[Start of Source data]

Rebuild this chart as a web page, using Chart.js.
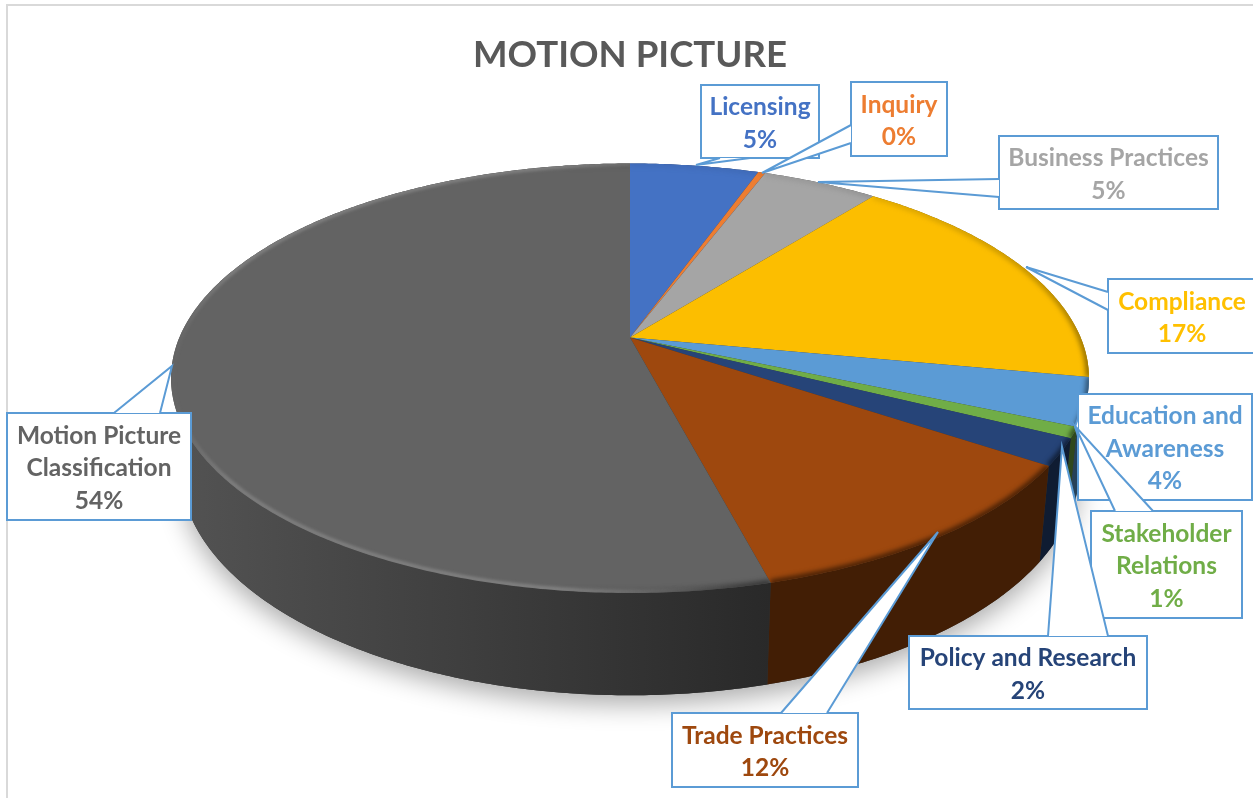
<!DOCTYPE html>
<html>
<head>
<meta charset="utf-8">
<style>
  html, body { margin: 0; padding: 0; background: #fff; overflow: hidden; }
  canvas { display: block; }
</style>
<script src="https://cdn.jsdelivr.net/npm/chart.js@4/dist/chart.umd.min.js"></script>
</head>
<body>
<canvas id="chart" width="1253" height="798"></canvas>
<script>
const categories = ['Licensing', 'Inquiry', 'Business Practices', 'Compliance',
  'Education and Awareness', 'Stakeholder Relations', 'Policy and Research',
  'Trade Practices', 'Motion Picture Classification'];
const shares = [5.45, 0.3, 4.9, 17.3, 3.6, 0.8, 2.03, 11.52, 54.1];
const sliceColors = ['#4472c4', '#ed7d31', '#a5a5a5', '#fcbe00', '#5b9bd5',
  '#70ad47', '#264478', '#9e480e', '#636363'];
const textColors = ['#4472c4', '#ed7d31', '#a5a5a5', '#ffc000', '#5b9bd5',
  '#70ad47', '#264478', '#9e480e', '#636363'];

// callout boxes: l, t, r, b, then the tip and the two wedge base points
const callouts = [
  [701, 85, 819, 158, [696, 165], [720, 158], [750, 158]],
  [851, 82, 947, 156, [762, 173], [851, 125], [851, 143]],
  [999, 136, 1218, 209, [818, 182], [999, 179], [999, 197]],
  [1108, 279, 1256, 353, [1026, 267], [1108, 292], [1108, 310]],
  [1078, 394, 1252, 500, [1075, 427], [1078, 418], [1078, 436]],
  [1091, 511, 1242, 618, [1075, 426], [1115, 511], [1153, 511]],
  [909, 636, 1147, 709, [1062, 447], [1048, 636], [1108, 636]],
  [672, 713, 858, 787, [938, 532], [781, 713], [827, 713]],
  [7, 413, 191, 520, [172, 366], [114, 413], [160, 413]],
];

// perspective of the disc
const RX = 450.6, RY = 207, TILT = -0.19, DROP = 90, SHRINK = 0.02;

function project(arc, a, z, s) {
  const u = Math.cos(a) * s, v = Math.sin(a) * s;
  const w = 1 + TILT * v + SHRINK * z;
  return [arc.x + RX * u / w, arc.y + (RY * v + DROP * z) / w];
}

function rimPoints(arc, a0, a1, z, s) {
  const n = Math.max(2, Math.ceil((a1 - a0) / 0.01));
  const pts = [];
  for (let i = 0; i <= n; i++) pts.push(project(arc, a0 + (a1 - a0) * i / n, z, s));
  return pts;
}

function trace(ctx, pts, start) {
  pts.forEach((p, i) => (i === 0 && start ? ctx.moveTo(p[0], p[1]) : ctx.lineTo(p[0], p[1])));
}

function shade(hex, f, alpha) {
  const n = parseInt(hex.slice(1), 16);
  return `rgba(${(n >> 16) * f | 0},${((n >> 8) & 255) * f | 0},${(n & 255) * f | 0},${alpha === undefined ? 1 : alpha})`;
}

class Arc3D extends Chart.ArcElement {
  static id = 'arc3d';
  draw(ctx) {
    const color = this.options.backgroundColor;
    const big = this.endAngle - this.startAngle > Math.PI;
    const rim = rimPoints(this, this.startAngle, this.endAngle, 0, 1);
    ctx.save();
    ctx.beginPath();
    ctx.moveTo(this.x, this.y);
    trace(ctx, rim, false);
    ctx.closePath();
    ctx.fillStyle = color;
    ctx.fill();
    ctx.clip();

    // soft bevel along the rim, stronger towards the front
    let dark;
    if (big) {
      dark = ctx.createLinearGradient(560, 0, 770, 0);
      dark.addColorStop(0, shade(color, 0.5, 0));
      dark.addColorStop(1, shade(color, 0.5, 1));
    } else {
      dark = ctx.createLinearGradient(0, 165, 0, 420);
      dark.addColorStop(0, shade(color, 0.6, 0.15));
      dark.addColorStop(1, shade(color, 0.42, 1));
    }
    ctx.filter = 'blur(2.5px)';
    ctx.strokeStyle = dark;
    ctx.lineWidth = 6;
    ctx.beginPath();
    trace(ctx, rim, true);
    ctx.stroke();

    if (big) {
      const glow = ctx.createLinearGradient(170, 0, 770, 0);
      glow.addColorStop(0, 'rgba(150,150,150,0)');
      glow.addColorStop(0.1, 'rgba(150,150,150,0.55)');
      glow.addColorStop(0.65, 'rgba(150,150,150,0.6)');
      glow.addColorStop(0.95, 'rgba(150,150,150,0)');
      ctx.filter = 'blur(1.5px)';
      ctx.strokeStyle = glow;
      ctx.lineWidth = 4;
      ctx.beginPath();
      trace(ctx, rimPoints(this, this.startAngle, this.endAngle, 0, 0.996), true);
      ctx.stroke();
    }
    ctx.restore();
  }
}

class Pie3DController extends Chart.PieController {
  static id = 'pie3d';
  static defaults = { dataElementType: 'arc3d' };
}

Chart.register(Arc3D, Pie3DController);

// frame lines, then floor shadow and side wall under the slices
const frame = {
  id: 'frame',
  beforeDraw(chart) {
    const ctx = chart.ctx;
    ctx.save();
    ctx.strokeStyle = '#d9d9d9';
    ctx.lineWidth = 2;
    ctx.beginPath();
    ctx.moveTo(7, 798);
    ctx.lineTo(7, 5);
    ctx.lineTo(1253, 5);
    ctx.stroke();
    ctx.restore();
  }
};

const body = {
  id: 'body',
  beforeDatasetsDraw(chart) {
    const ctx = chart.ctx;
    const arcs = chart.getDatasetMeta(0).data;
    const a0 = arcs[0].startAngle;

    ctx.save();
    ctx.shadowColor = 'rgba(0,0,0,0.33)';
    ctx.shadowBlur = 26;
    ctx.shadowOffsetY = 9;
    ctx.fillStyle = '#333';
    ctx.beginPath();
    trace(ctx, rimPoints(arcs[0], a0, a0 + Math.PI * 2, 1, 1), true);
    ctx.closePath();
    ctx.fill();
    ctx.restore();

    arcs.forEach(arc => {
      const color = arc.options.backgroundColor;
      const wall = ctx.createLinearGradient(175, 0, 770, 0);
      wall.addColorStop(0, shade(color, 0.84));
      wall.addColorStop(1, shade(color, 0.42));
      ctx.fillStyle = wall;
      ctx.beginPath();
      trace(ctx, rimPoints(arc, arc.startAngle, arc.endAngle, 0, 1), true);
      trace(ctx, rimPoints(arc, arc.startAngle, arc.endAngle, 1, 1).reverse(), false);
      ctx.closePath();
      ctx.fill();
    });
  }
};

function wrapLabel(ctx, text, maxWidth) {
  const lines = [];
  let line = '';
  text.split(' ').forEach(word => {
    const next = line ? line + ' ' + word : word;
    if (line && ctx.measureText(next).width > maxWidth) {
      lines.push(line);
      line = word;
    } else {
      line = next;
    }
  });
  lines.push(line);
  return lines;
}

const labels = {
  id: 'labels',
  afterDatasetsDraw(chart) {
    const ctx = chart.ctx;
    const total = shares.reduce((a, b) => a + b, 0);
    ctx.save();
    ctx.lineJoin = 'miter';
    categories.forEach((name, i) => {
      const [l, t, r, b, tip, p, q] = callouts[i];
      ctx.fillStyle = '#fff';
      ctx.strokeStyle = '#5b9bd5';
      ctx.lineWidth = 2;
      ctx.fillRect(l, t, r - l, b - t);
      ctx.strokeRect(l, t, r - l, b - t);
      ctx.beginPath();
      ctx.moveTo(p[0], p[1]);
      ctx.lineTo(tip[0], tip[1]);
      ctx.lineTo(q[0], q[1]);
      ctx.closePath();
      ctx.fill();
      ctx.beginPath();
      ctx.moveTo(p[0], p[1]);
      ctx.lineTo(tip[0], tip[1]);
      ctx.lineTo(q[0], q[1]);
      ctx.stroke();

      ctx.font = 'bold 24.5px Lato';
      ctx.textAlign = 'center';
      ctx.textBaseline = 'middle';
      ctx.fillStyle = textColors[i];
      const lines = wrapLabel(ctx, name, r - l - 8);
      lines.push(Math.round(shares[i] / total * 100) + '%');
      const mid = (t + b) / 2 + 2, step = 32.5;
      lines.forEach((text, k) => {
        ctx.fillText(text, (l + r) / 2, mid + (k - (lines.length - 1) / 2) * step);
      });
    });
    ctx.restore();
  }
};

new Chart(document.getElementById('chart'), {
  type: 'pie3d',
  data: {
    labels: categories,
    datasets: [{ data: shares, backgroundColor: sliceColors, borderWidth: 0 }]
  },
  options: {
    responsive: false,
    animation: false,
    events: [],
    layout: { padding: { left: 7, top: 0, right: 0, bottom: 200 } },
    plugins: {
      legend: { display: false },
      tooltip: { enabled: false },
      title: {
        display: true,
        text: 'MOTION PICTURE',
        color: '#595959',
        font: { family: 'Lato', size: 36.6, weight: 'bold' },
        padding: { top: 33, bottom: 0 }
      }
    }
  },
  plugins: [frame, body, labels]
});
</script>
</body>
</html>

[End of Source data]

**Exercise**
Locate all lines in the listing above with the word "this" and copy them.

**Answer to the task**
Rebuild this chart as a web page, using Chart.js.
    const color = this.options.backgroundColor;
    const big = this.endAngle - this.startAngle > Math.PI;
    const rim = rimPoints(this, this.startAngle, this.endAngle, 0, 1);
    ctx.moveTo(this.x, this.y);
      trace(ctx, rimPoints(this, this.startAngle, this.endAngle, 0, 0.996), true);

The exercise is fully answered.